[Directions for this task] From the records below, please print only the lines from the one containing "Give me the TikZ source for this diagram." through the one containing "(L7) at (567,664)", both included. Skip the pictures.

[Dataset records]
────────────────

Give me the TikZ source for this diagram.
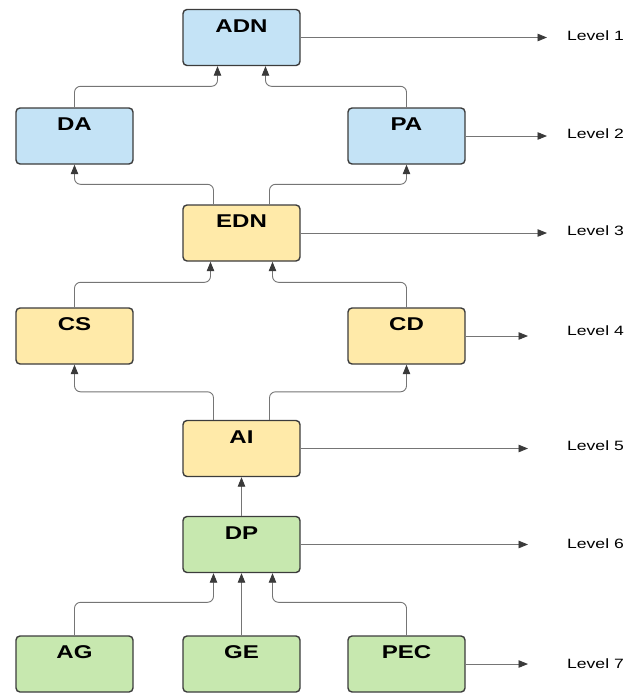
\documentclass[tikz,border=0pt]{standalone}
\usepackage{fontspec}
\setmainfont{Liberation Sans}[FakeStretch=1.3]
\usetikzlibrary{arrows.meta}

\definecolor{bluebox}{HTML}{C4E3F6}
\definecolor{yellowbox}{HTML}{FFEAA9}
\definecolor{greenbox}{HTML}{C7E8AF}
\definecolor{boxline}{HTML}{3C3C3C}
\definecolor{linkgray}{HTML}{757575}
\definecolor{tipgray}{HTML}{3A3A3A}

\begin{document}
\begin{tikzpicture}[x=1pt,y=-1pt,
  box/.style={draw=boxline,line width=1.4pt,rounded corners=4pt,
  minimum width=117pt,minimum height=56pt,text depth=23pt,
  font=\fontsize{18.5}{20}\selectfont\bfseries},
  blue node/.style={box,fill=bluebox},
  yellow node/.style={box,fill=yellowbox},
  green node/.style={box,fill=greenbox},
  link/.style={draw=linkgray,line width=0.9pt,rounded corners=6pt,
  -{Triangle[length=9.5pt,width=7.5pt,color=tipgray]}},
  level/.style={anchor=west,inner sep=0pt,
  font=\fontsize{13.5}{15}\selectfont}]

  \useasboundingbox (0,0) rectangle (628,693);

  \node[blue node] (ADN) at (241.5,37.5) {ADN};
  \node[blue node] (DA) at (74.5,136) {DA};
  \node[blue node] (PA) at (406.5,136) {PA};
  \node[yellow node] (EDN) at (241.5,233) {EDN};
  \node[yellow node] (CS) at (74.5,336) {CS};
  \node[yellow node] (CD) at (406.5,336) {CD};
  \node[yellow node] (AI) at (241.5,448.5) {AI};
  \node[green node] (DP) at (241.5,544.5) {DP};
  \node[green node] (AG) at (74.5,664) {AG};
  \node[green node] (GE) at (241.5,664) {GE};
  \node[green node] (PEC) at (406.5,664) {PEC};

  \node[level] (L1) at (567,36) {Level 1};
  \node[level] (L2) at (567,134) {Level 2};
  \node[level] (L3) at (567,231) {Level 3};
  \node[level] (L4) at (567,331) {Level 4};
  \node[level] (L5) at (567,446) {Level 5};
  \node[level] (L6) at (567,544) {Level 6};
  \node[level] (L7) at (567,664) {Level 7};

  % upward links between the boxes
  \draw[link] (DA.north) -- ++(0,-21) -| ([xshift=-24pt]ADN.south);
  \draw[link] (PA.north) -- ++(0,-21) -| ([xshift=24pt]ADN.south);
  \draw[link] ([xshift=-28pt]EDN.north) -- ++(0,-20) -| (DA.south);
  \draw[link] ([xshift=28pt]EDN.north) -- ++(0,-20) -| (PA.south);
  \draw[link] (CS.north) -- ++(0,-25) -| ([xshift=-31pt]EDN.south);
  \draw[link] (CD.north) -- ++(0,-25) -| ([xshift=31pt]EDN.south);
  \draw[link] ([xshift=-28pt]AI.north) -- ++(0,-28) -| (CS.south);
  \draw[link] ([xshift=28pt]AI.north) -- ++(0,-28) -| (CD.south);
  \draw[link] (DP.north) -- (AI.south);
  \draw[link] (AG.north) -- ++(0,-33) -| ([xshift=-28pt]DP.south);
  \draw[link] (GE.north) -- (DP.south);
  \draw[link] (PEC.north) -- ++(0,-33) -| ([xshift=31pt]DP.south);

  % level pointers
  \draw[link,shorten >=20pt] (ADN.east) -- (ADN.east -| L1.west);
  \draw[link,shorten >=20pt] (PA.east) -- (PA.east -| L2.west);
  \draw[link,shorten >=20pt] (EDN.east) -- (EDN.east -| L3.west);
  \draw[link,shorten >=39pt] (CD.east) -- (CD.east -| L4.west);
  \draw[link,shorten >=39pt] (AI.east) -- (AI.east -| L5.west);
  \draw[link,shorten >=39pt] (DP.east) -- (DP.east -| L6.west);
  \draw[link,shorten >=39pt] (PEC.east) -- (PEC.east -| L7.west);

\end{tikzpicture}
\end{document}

────────────────

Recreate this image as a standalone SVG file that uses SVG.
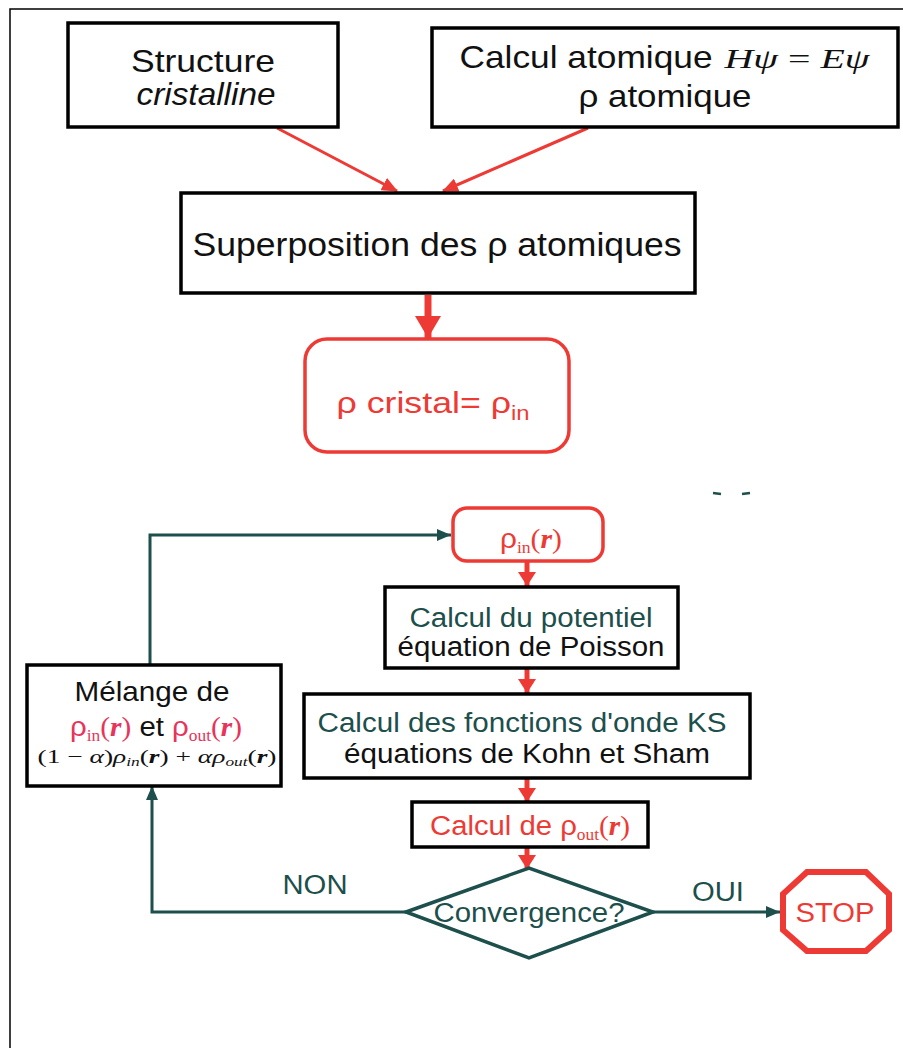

────────────────

[Solution for this exercise]
Give me the TikZ source for this diagram.
\documentclass[tikz,border=0pt]{standalone}
\usepackage{fontspec}
\setmainfont{Liberation Sans}[FakeStretch=1.3]
\usetikzlibrary{arrows.meta}

\definecolor{bluebox}{HTML}{C4E3F6}
\definecolor{yellowbox}{HTML}{FFEAA9}
\definecolor{greenbox}{HTML}{C7E8AF}
\definecolor{boxline}{HTML}{3C3C3C}
\definecolor{linkgray}{HTML}{757575}
\definecolor{tipgray}{HTML}{3A3A3A}

\begin{document}
\begin{tikzpicture}[x=1pt,y=-1pt,
  box/.style={draw=boxline,line width=1.4pt,rounded corners=4pt,
  minimum width=117pt,minimum height=56pt,text depth=23pt,
  font=\fontsize{18.5}{20}\selectfont\bfseries},
  blue node/.style={box,fill=bluebox},
  yellow node/.style={box,fill=yellowbox},
  green node/.style={box,fill=greenbox},
  link/.style={draw=linkgray,line width=0.9pt,rounded corners=6pt,
  -{Triangle[length=9.5pt,width=7.5pt,color=tipgray]}},
  level/.style={anchor=west,inner sep=0pt,
  font=\fontsize{13.5}{15}\selectfont}]

  \useasboundingbox (0,0) rectangle (628,693);

  \node[blue node] (ADN) at (241.5,37.5) {ADN};
  \node[blue node] (DA) at (74.5,136) {DA};
  \node[blue node] (PA) at (406.5,136) {PA};
  \node[yellow node] (EDN) at (241.5,233) {EDN};
  \node[yellow node] (CS) at (74.5,336) {CS};
  \node[yellow node] (CD) at (406.5,336) {CD};
  \node[yellow node] (AI) at (241.5,448.5) {AI};
  \node[green node] (DP) at (241.5,544.5) {DP};
  \node[green node] (AG) at (74.5,664) {AG};
  \node[green node] (GE) at (241.5,664) {GE};
  \node[green node] (PEC) at (406.5,664) {PEC};

  \node[level] (L1) at (567,36) {Level 1};
  \node[level] (L2) at (567,134) {Level 2};
  \node[level] (L3) at (567,231) {Level 3};
  \node[level] (L4) at (567,331) {Level 4};
  \node[level] (L5) at (567,446) {Level 5};
  \node[level] (L6) at (567,544) {Level 6};
  \node[level] (L7) at (567,664) {Level 7};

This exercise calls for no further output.